Without the pictures, please reproduce only the lines from the one with "Reproduce this chart with matplotlib." through the one with "ax = fig.add_axes([205", both included.

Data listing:
● ● ●

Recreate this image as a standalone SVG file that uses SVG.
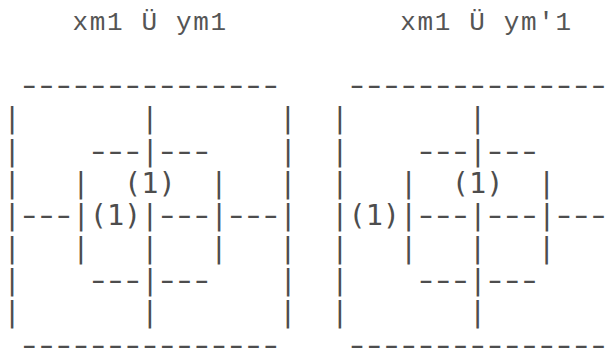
<svg xmlns="http://www.w3.org/2000/svg" width="612" height="349" viewBox="0 0 612 349" xml:space="preserve">
<style>
.t{font-family:"Liberation Mono","DejaVu Sans Mono",monospace;font-size:26px;letter-spacing:1.65px;fill:#555;white-space:pre}
.b{font-family:"DejaVu Sans Mono",monospace;font-size:28.65px;fill:#4d4d4d;white-space:pre}
.d{font-family:"DejaVu Sans Mono",monospace;font-size:28.65px;letter-spacing:-5.353px;fill:#4d4d4d;white-space:pre}
</style>
<rect width="612" height="349" fill="#fff"/>
<g id="left-figure">
<text class="t" x="72.4" y="29.8">xm1 Ü ym1</text>
<text class="b" x="3.4" y="128.2">|       |       |</text>
<text class="b" x="3.4" y="160.55">|</text>
<text class="b" x="141.4" y="160.55">|</text>
<text class="b" x="279.4" y="160.55">|</text>
<text class="b" x="3.4" y="192.9">|   |  (1)  |   |</text>
<text class="b" x="3.4" y="225.25">|</text>
<text class="b" x="72.4" y="225.25">|(1)|</text>
<text class="b" x="210.4" y="225.25">|</text>
<text class="b" x="279.4" y="225.25">|</text>
<text class="b" x="3.4" y="257.6">|   |   |   |   |</text>
<text class="b" x="3.4" y="289.95">|</text>
<text class="b" x="141.4" y="289.95">|</text>
<text class="b" x="279.4" y="289.95">|</text>
<text class="b" x="3.4" y="322.3">|       |       |</text>
<g transform="scale(1.45,1)">
<text class="d" x="11.565" y="95.5">---------------</text>
<text class="d" x="59.151" y="160.55">---</text>
<text class="d" x="106.737" y="160.55">---</text>
<text class="d" x="11.565" y="225.25">---</text>
<text class="d" x="106.737" y="225.25">---</text>
<text class="d" x="154.324" y="225.25">---</text>
<text class="d" x="59.151" y="289.95">---</text>
<text class="d" x="106.737" y="289.95">---</text>
<text class="d" x="11.565" y="354.65">---------------</text>
</g>
</g>
<g id="right-figure">
<text class="t" x="400.15" y="29.8">xm1 Ü ym'1</text>
<text class="b" x="331.15" y="128.2">|       |</text>
<text class="b" x="331.15" y="160.55">|</text>
<text class="b" x="469.15" y="160.55">|</text>
<text class="b" x="331.15" y="192.9">|   |  (1)  |</text>
<text class="b" x="331.15" y="225.25">|(1)|</text>
<text class="b" x="469.15" y="225.25">|</text>
<text class="b" x="538.15" y="225.25">|</text>
<text class="b" x="331.15" y="257.6">|   |   |   |</text>
<text class="b" x="331.15" y="289.95">|</text>
<text class="b" x="469.15" y="289.95">|</text>
<text class="b" x="331.15" y="322.3">|       |</text>
<g transform="scale(1.45,1)">
<text class="d" x="237.599" y="95.5">---------------</text>
<text class="d" x="285.185" y="160.55">---</text>
<text class="d" x="332.772" y="160.55">---</text>
<text class="d" x="285.185" y="225.25">---</text>
<text class="d" x="332.772" y="225.25">---</text>
<text class="d" x="380.358" y="225.25">---</text>
<text class="d" x="285.185" y="289.95">---</text>
<text class="d" x="332.772" y="289.95">---</text>
<text class="d" x="237.599" y="354.65">---------------</text>
</g>
</g>
</svg>
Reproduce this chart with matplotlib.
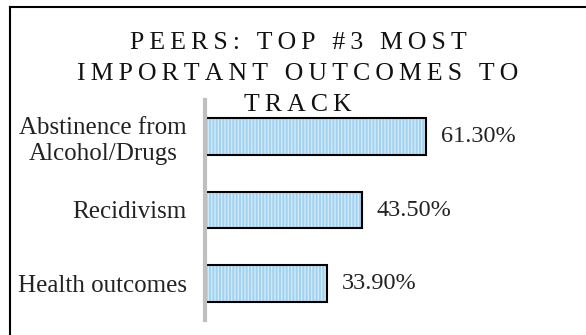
import matplotlib.pyplot as plt
from matplotlib.lines import Line2D

plt.rcParams['font.family'] = ['Liberation Serif', 'DejaVu Serif']
plt.rcParams['hatch.linewidth'] = 0.9

categories = ['Abstinence from\nAlcohol/Drugs', 'Recidivism', 'Health outcomes']
values = [61.3, 43.5, 33.9]
title_lines = ['PEERS: TOP #3 MOST', 'IMPORTANT OUTCOMES TO', 'TRACK']


def spaced(text, gap='\u2009'):
    # widen the tracking of the heading
    return gap.join(text)


fig = plt.figure(figsize=(5.86, 3.35), dpi=100)
ax = fig.add_axes([205 / 586, 1 - 320 / 335, 252 / 586, 220 / 335])

pos = list(range(len(values)))
ax.barh(pos, values, height=0.5, color='#a3d2f1', edgecolor='#d6edfa',
        linewidth=0, hatch='|||||')
ax.barh(pos, values, height=0.5, facecolor='none', edgecolor='black',
        linewidth=1.5)

for y, v in zip(pos, values):
    ax.text(v + 4.2, y, f'{v:.2f}%', va='center', ha='left', fontsize=17.5,
            color='#222222')

ax.set_xlim(0, 70)
ax.set_ylim(2.5, -0.5)
ax.set_yticks(pos)
ax.set_yticklabels(categories, fontsize=18, color='#222222',
                   multialignment='center', linespacing=1.2)
ax.tick_params(axis='y', length=0, pad=13)
ax.set_xticks([])
for side in ['top', 'right', 'bottom']:
    ax.spines[side].set_visible(False)
ax.spines['left'].set_color('#bfbfbf')
ax.spines['left'].set_linewidth(3)

title_y = [1 - 49 / 335, 1 - 80 / 335, 1 - 111 / 335]
for line, y in zip(title_lines, title_y):
    fig.text(298 / 586, y, spaced(line), ha='center', va='baseline',
             fontsize=18.5, color='#111111')

# chart frame (left and top edges)
x0, y0 = 10 / 586, 1 - 7 / 335
fig.add_artist(Line2D([x0, x0], [0, y0], color='black', linewidth=1.5))
fig.add_artist(Line2D([x0, 1], [y0, y0], color='black', linewidth=1.5))

fig.savefig('out.png', dpi=100)
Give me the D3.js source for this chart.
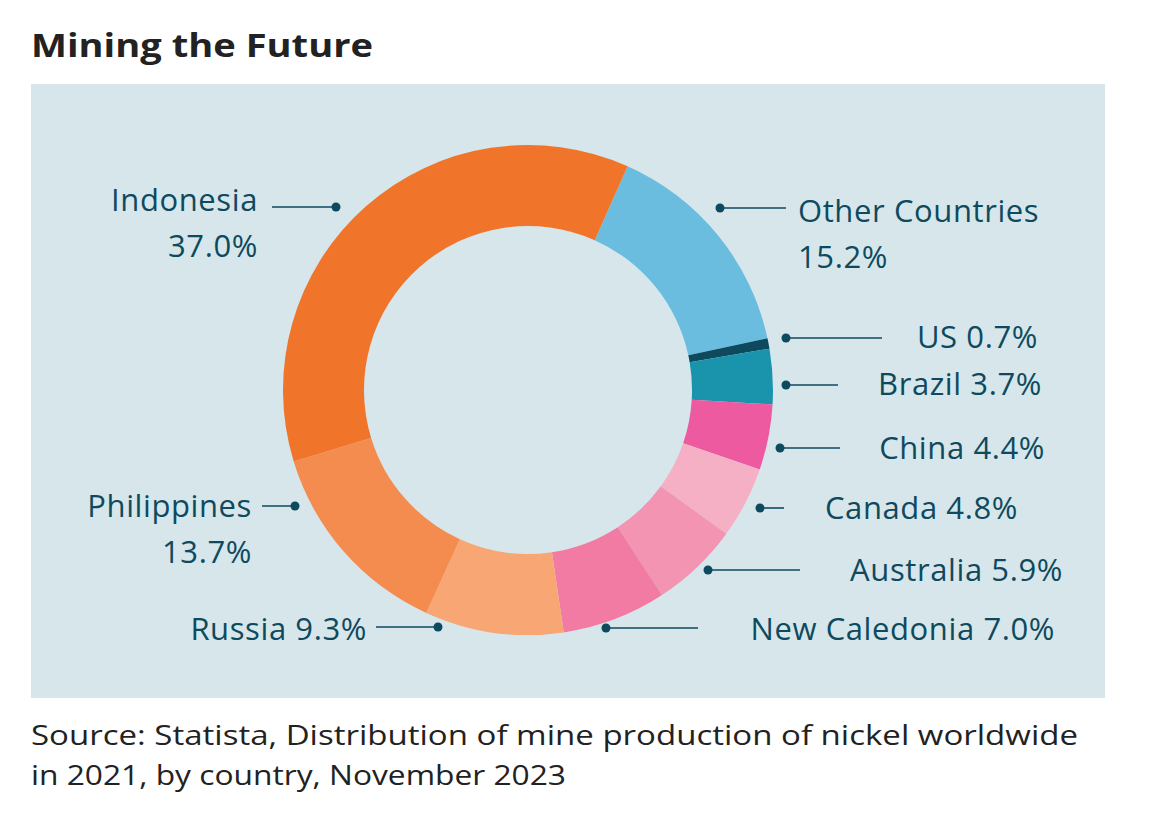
<!DOCTYPE html>
<html><head><meta charset="utf-8">
<script src="https://cdn.jsdelivr.net/npm/d3@7"></script>
<style>body{margin:0;background:#fff;font-family:"Open Sans",Roboto,sans-serif;}</style>
</head><body>
<svg id="chart" width="1161" height="824"></svg>
<script>
// data, clockwise from the top-right slice
var countries = ["Other Countries","US","Brazil","China","Canada","Australia","New Caledonia","Russia","Philippines","Indonesia"];
var shares = [15.2,0.7,3.7,4.4,4.8,5.9,7.0,9.3,13.7,37.0];
var colors = ["#6bbde0","#0d4a5e","#1a93ad","#ee5aa0","#f6b0c5","#f394b3","#f27ba3","#f8a673","#f58c4f","#f0752b"];

// label layout: text lines, text x/y, anchor, leader line, dot side
var labelLayout = {
  "Indonesia":      {lines:["Indonesia","37.0%"], x:258, y:211, anchor:"end", lx0:272, lx1:336, ly:207, dot:"right"},
  "Other Countries":{lines:["Other Countries","15.2%"], x:798, y:222, anchor:"start", lx0:720, lx1:786, ly:208, dot:"left"},
  "US":             {lines:["US 0.7%"], x:1038, y:348, anchor:"end", lx0:786, lx1:882, ly:338, dot:"left"},
  "Brazil":         {lines:["Brazil 3.7%"], x:1042, y:395, anchor:"end", lx0:786, lx1:838, ly:385, dot:"left"},
  "China":          {lines:["China 4.4%"], x:1045, y:459, anchor:"end", lx0:780, lx1:840, ly:448, dot:"left"},
  "Canada":         {lines:["Canada 4.8%"], x:1018, y:519, anchor:"end", lx0:760, lx1:784, ly:508, dot:"left"},
  "Australia":      {lines:["Australia 5.9%"], x:1063, y:581, anchor:"end", lx0:708, lx1:800, ly:570, dot:"left"},
  "New Caledonia":  {lines:["New Caledonia 7.0%"], x:1055, y:640, anchor:"end", lx0:606, lx1:698, ly:628, dot:"left"},
  "Russia":         {lines:["Russia 9.3%"], x:367, y:640, anchor:"end", lx0:376, lx1:438, ly:627, dot:"right"},
  "Philippines":    {lines:["Philippines","13.7%"], x:252, y:517, anchor:"end", lx0:262, lx1:295, ly:506, dot:"right"}
};

var svg = d3.select("#chart");
var ink = "#0e4a5e";

svg.append("text").attr("x",31).attr("y",57).attr("fill","#222")
  .attr("font-size",33).attr("font-weight",700)
  .attr("textLength",342).attr("lengthAdjust","spacingAndGlyphs").text("Mining the Future");

svg.append("rect").attr("x",31).attr("y",84).attr("width",1074).attr("height",614).attr("fill","#d7e6eb");

var cx = 528, cy = 390;
var startA = 24 * Math.PI/180;
var pie = d3.pie().sort(null).startAngle(startA).endAngle(startA + 2*Math.PI);
var arc = d3.arc().innerRadius(164).outerRadius(245);
var rows = countries.map(function(c,i){ return {name:c, value:shares[i], color:colors[i]}; });

var g = svg.append("g").attr("transform","translate(" + cx + "," + cy + ")");
g.selectAll("path").data(pie.value(function(d){ return d.value; })(rows)).enter()
  .append("path").attr("d", arc).attr("fill", function(d){ return d.data.color; });

var lab = svg.append("g");
countries.forEach(function(c){
  var L = labelLayout[c];
  lab.append("line").attr("x1",L.lx0).attr("x2",L.lx1).attr("y1",L.ly).attr("y2",L.ly)
    .attr("stroke",ink).attr("stroke-width",1.6);
  lab.append("circle").attr("cx", L.dot === "right" ? L.lx1 : L.lx0).attr("cy",L.ly).attr("r",4.5).attr("fill",ink);
  L.lines.forEach(function(t,i){
    lab.append("text").attr("x",L.x).attr("y",L.y + i*46).attr("text-anchor",L.anchor)
      .attr("fill",ink).attr("font-size",31).attr("letter-spacing",0.6).text(t);
  });
});

svg.append("text").attr("x",31).attr("y",745).attr("fill","#222").attr("font-size",27)
  .attr("textLength",1047).attr("lengthAdjust","spacingAndGlyphs")
  .text("Source: Statista, Distribution of mine production of nickel worldwide");
svg.append("text").attr("x",31).attr("y",785).attr("fill","#222").attr("font-size",27)
  .attr("textLength",535).attr("lengthAdjust","spacingAndGlyphs")
  .text("in 2021, by country, November 2023");
</script>
</body></html>
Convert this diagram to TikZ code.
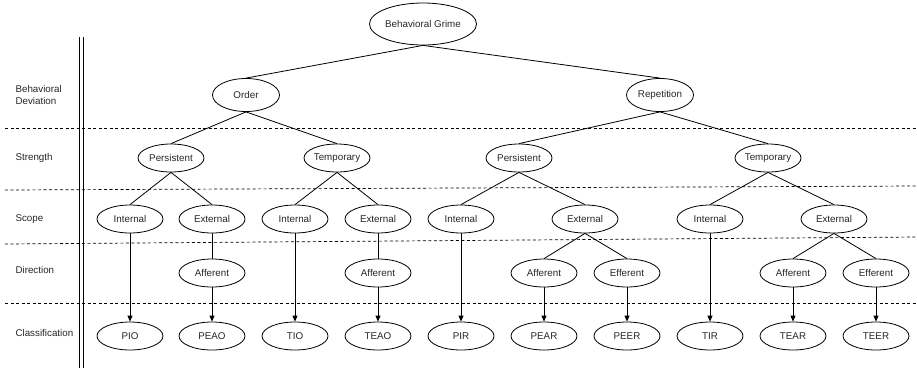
\documentclass[tikz,border=0pt]{standalone}
\usepackage{fontspec}
\setmainfont{Liberation Sans}
\usetikzlibrary{arrows.meta, positioning, shapes.geometric}

\begin{document}
\begin{tikzpicture}[
    x=1pt, y=-1pt,
    oval/.style={draw, ellipse, inner sep=0pt, minimum width=66pt, minimum height=28pt,
                 line width=0.8pt},
    arr/.style={-{Triangle[length=6pt, width=5pt]}, line width=0.8pt},
    ln/.style={line width=0.8pt},
    rowline/.style={dash pattern=on 3pt off 2.5pt, line width=0.7pt},
    lbl/.style={anchor=west, align=left},
    font=\fontsize{9.8}{11.5}\selectfont, text=black!85
]
\useasboundingbox (0,0) rectangle (917,370);

% Row separators
\draw[rowline] (5,128) -- (917,128);
\draw[rowline] (5,190) -- (917,186);
\draw[rowline] (5,244) -- (917,237);
\draw[rowline] (5,303) -- (917,303);

% Double rule
\draw[line width=0.7pt] (79,37) -- (79,368);
\draw[line width=0.7pt] (83,37) -- (83,368);

% Row labels
\node[lbl] (ldev) at (12,95) {Behavioral\\Deviation};
\node[lbl] (lstr) at (12,158) {Strength};
\node[lbl] (lsco) at (12,219) {Scope};
\node[lbl] (ldir) at (12,270) {Direction};
\node[lbl] (lcls) at (12,333) {Classification};

% Root and deviation
\node[oval, minimum width=91pt, minimum height=42pt] (root) at (423,24) {Behavioral Grime};
\node[oval, minimum width=67pt, minimum height=33pt] (ord) at (246,95) {Order};
\node[oval, minimum width=67pt, minimum height=33pt] (rep) at (660,95) {Repetition};
\draw[ln] (root.south) -- (ord.north);
\draw[ln] (root.south) -- (rep.north);

% Strength
\node[oval] (ops) at (171,158) {Persistent};
\node[oval] (otm) at (337,158) {Temporary};
\node[oval] (rps) at (519,158) {Persistent};
\node[oval] (rtm) at (768,158) {Temporary};
\draw[ln] (ord.south) -- (ops.north); \draw[ln] (ord.south) -- (otm.north);
\draw[ln] (rep.south) -- (rps.north); \draw[ln] (rep.south) -- (rtm.north);

% Scope
\node[oval] (opsi) at (130,219) {Internal};
\node[oval] (opse) at (212,219) {External};
\node[oval] (otmi) at (295,219) {Internal};
\node[oval] (otme) at (378,219) {External};
\node[oval] (rpsi) at (461,219) {Internal};
\node[oval] (rpse) at (585,219) {External};
\node[oval] (rtmi) at (710,219) {Internal};
\node[oval] (rtme) at (834,219) {External};
\draw[ln] (ops.south) -- (opsi.north); \draw[ln] (ops.south) -- (opse.north);
\draw[ln] (otm.south) -- (otmi.north); \draw[ln] (otm.south) -- (otme.north);
\draw[ln] (rps.south) -- (rpsi.north); \draw[ln] (rps.south) -- (rpse.north);
\draw[ln] (rtm.south) -- (rtmi.north); \draw[ln] (rtm.south) -- (rtme.north);

% Direction
\node[oval] (opsa) at (212,273) {Afferent};
\node[oval] (otma) at (378,273) {Afferent};
\node[oval] (rpsa) at (544,273) {Afferent};
\node[oval] (rpsf) at (627,273) {Efferent};
\node[oval] (rtma) at (793,273) {Afferent};
\node[oval] (rtmf) at (876,273) {Efferent};
\draw[ln] (opse.south) -- (opsa.north);
\draw[ln] (otme.south) -- (otma.north);
\draw[ln] (rpse.south) -- (rpsa.north); \draw[ln] (rpse.south) -- (rpsf.north);
\draw[ln] (rtme.south) -- (rtma.north); \draw[ln] (rtme.south) -- (rtmf.north);

% Classification
\node[oval] (pio) at (130,336) {PIO};
\node[oval] (peao) at (212,336) {PEAO};
\node[oval] (tio) at (295,336) {TIO};
\node[oval] (teao) at (378,336) {TEAO};
\node[oval] (pir) at (461,336) {PIR};
\node[oval] (pear) at (544,336) {PEAR};
\node[oval] (peer) at (627,336) {PEER};
\node[oval] (tir) at (710,336) {TIR};
\node[oval] (tear) at (793,336) {TEAR};
\node[oval] (teer) at (876,336) {TEER};
\draw[arr] (opsi) -- (pio);
\draw[arr] (opsa) -- (peao);
\draw[arr] (otmi) -- (tio);
\draw[arr] (otma) -- (teao);
\draw[arr] (rpsi) -- (pir);
\draw[arr] (rpsa) -- (pear);
\draw[arr] (rpsf) -- (peer);
\draw[arr] (rtmi) -- (tir);
\draw[arr] (rtma) -- (tear);
\draw[arr] (rtmf) -- (teer);

\end{tikzpicture}
\end{document}
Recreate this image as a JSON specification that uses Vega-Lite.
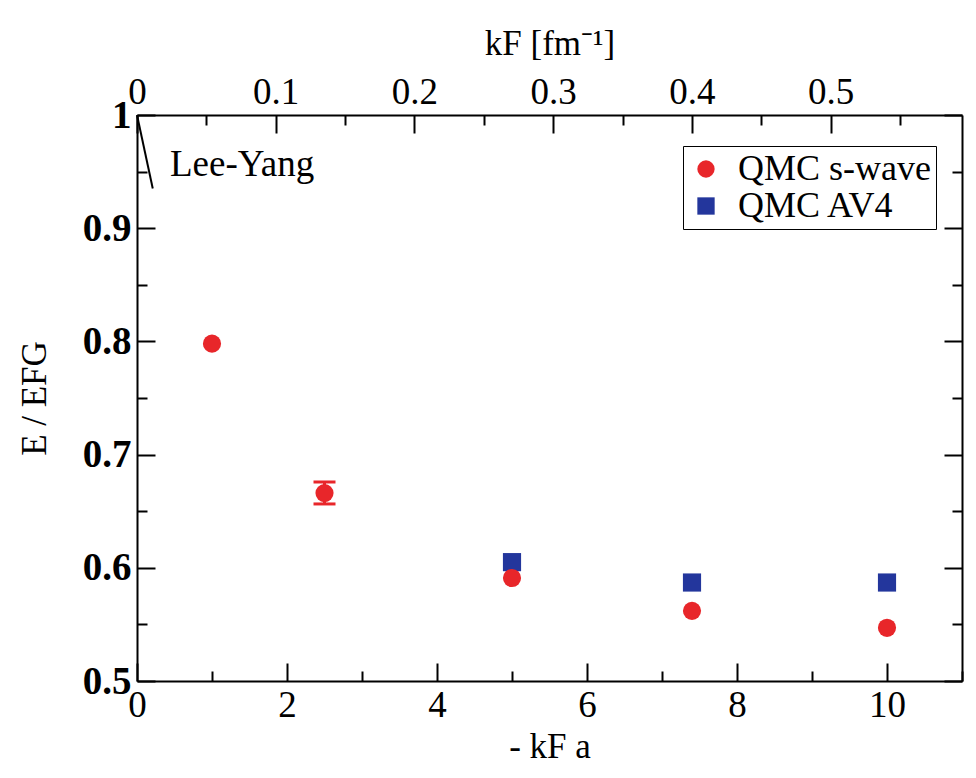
{
  "$schema": "https://vega.github.io/schema/vega-lite/v6.json",
  "width": 825,
  "height": 566,
  "autosize": "none",
  "padding": {"left": 137, "top": 115, "right": 14, "bottom": 97},
  "background": "white",
  "config": {
    "font": "Liberation Serif",
    "view": {"stroke": null},
    "axis": {
      "domainColor": "black", "domainWidth": 2, "tickColor": "black", "tickWidth": 2,
      "labelColor": "black", "titleColor": "black", "labelFont": "Liberation Serif",
      "titleFont": "Liberation Serif", "grid": false, "titleFontWeight": "normal",
      "labelFlush": false, "labelOverlap": false
    }
  },
  "layer": [
    {
      "encoding": {
        "x": {
          "field": "x", "type": "quantitative",
          "scale": {"domain": [0, 11], "nice": false, "zero": false},
          "axis": {
            "orient": "bottom",
            "values": [0, 1, 2, 3, 4, 5, 6, 7, 8, 9, 10, 11],
            "labelExpr": "datum.value % 2 == 0 ? datum.label : ''",
            "tickSize": {"condition": {"test": "datum.value % 2 == 0", "value": -18}, "value": -10},
            "labelFontSize": 37, "labelPadding": 24,
            "title": "- kF a", "titleFontSize": 35, "titlePadding": -2
          }
        },
        "y": {
          "field": "y", "type": "quantitative",
          "scale": {"domain": [0.5, 1], "nice": false, "zero": false},
          "axis": {
            "orient": "left",
            "values": [0.5, 0.55, 0.6, 0.65, 0.7, 0.75, 0.8, 0.85, 0.9, 0.95, 1.0],
            "labelExpr": "abs(datum.value*10 - round(datum.value*10)) < 0.001 ? (datum.value == 1 ? '1' : format(datum.value, '.1f')) : ''",
            "tickSize": {"condition": {"test": "abs(datum.value*10 - round(datum.value*10)) < 0.001", "value": -18}, "value": -10},
            "labelFontSize": 39, "labelFontWeight": "bold", "labelPadding": 24,
            "title": "E / EFG", "titleFontSize": 35, "titlePadding": 30
          }
        }
      },
      "layer": [
        {
          "data": {"values": [{"x": 0, "y": 1.0}, {"x": 0.21, "y": 0.935}]},
          "mark": {"type": "line", "color": "black", "strokeWidth": 2}
        },
        {
          "data": {"values": [{"x": 0.44, "y": 0.956, "label": "Lee-Yang"}]},
          "mark": {"type": "text", "align": "left", "baseline": "middle", "fontSize": 37, "font": "Liberation Serif", "color": "black"},
          "encoding": {"text": {"field": "label"}}
        },
        {
          "data": {"values": [{"x": 2.5, "y": 0.6564, "y2": 0.6758}]},
          "mark": {"type": "errorbar", "ticks": {"size": 22, "thickness": 3, "color": "#e8262a", "opacity": 1}, "rule": {"strokeWidth": 3, "color": "#e8262a", "opacity": 1}, "color": "#e8262a", "opacity": 1},
          "encoding": {"y2": {"field": "y2"}}
        },
        {
          "data": {"values": [
            {"x": 5, "y": 0.605, "series": "QMC AV4"},
            {"x": 7.4, "y": 0.587, "series": "QMC AV4"},
            {"x": 10, "y": 0.587, "series": "QMC AV4"},
            {"x": 1, "y": 0.798, "series": "QMC s-wave"},
            {"x": 2.5, "y": 0.666, "series": "QMC s-wave"},
            {"x": 5, "y": 0.591, "series": "QMC s-wave"},
            {"x": 7.4, "y": 0.562, "series": "QMC s-wave"},
            {"x": 10, "y": 0.547, "series": "QMC s-wave"}
          ]},
          "mark": {"type": "point", "filled": true, "opacity": 1, "size": 330},
          "encoding": {
            "color": {
              "field": "series", "type": "nominal",
              "scale": {"domain": ["QMC s-wave", "QMC AV4"], "range": ["#e8262a", "#23369c"]},
              "legend": {
                "orient": "none", "legendX": 546, "legendY": 31, "title": null,
                "strokeColor": "black", "fillColor": "white", "padding": 5,
                "labelFontSize": 36, "labelFont": "Liberation Serif", "labelColor": "black",
                "labelLimit": 400,
                "symbolSize": 300, "rowPadding": 1, "labelOffset": 14
              }
            },
            "shape": {
              "field": "series", "type": "nominal",
              "scale": {"domain": ["QMC s-wave", "QMC AV4"], "range": ["circle", "square"]}
            }
          }
        }
      ]
    },
    {
      "data": {"values": [{"kF": 0, "y": 0.5}, {"kF": 0.5946, "y": 1}]},
      "mark": {"type": "point", "opacity": 0},
      "encoding": {
        "x": {
          "field": "kF", "type": "quantitative",
          "scale": {"domain": [0, 0.5946], "nice": false, "zero": false},
          "axis": {
            "orient": "top",
            "values": [0, 0.05, 0.1, 0.15, 0.2, 0.25, 0.3, 0.35, 0.4, 0.45, 0.5, 0.55],
            "labelExpr": "abs(datum.value*10 - round(datum.value*10)) < 0.001 ? (datum.value == 0 ? '0' : format(datum.value, '.1f')) : ''",
            "tickSize": {"condition": {"test": "abs(datum.value*10 - round(datum.value*10)) < 0.001", "value": -18}, "value": -10},
            "labelFontSize": 37, "labelPadding": 22,
            "title": "kF [fm⁻¹]", "titleFontSize": 35, "titlePadding": 4
          }
        },
        "y": {
          "field": "y", "type": "quantitative",
          "scale": {"domain": [0.5, 1], "nice": false, "zero": false},
          "axis": {
            "orient": "right",
            "values": [0.5, 0.55, 0.6, 0.65, 0.7, 0.75, 0.8, 0.85, 0.9, 0.95, 1.0],
            "labels": false,
            "tickSize": {"condition": {"test": "abs(datum.value*10 - round(datum.value*10)) < 0.001", "value": -18}, "value": -10},
            "title": null
          }
        }
      }
    }
  ],
  "resolve": {"scale": {"x": "independent", "y": "independent"}}
}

● ● ●

Complete response:
Reproduce this chart with matplotlib.
import matplotlib.pyplot as plt
from matplotlib.lines import Line2D

plt.rcParams['font.family'] = ['Liberation Serif', 'DejaVu Serif']
plt.rcParams['hatch.linewidth'] = 0.9

categories = ['Abstinence from\nAlcohol/Drugs', 'Recidivism', 'Health outcomes']
values = [61.3, 43.5, 33.9]
title_lines = ['PEERS: TOP #3 MOST', 'IMPORTANT OUTCOMES TO', 'TRACK']


def spaced(text, gap='\u2009'):
    # widen the tracking of the heading
    return gap.join(text)


fig = plt.figure(figsize=(5.86, 3.35), dpi=100)
ax = fig.add_axes([205 / 586, 1 - 320 / 335, 252 / 586, 220 / 335])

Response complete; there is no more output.